We are in the process of creating a cultural rupture between a younger generation that uses the technologies that companies and societies have made available, such as the iPod, file download software, peer-to-peer networks, etc.,” Judge Dominique Barella told Wired News. “It’s like condemning people for driving too fast after selling them cars that go 250 kmh.” Bruce Gain for Wired.

Meanwhile over with Auntie:

America’s entertainment industry is committing slow, spectacular suicide, while one of Europe’s biggest broadcasters — the BBC — is rushing headlong to the future, embracing innovation rather than fighting it.

Unlike Hollywood, the BBC is eager and willing to work with a burgeoning group of content providers whose interests are aligned with its own: its audience.” Cory Doctorow for Wired.

Having said all that, BBC employees are currently striking, which is the other side of leftism.

Wait – isn’t the BBC Big Media? Yes, but is also Public Media. It’s doing some very interesting things, that should make arch nemesis Rupert worry.

Of course two pieces of evidence don’t make a trend, but its interesting to see that leftist Euro populism in this context. Some interesting alliances can potentially emerge.

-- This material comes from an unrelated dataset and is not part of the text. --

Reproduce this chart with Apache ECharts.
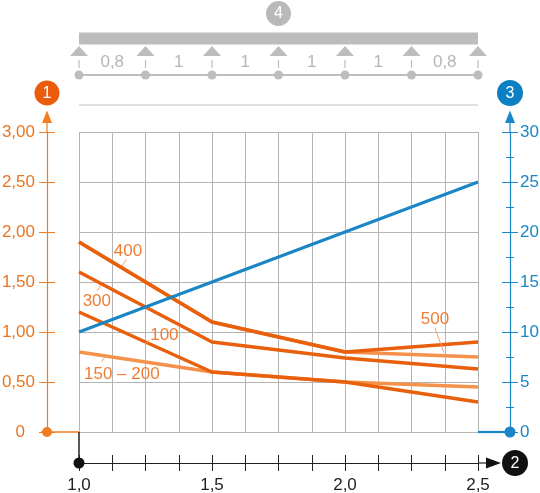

While I am on the subject, I keep hearing people say Europe isn’t innovative in software. That rubbish: Linux, mySQL and OpenOffice – recognize any of those? Europe may not have made money off of these platforms, but they also weren’t American inventions (yes i know developers from around the world made contributions to these platforms). Or is the argument that these are just “open source knock-offs”… Oh yeah – the guys that built the code that Eclipse is based on were Swiss, as far as i know. Go figure. Europeans may not be able to “innovate”, but these projects have all fundamentally changed the game in our industry.

One comment

  1. Innovation in Europe: add Skype and the Web to that list.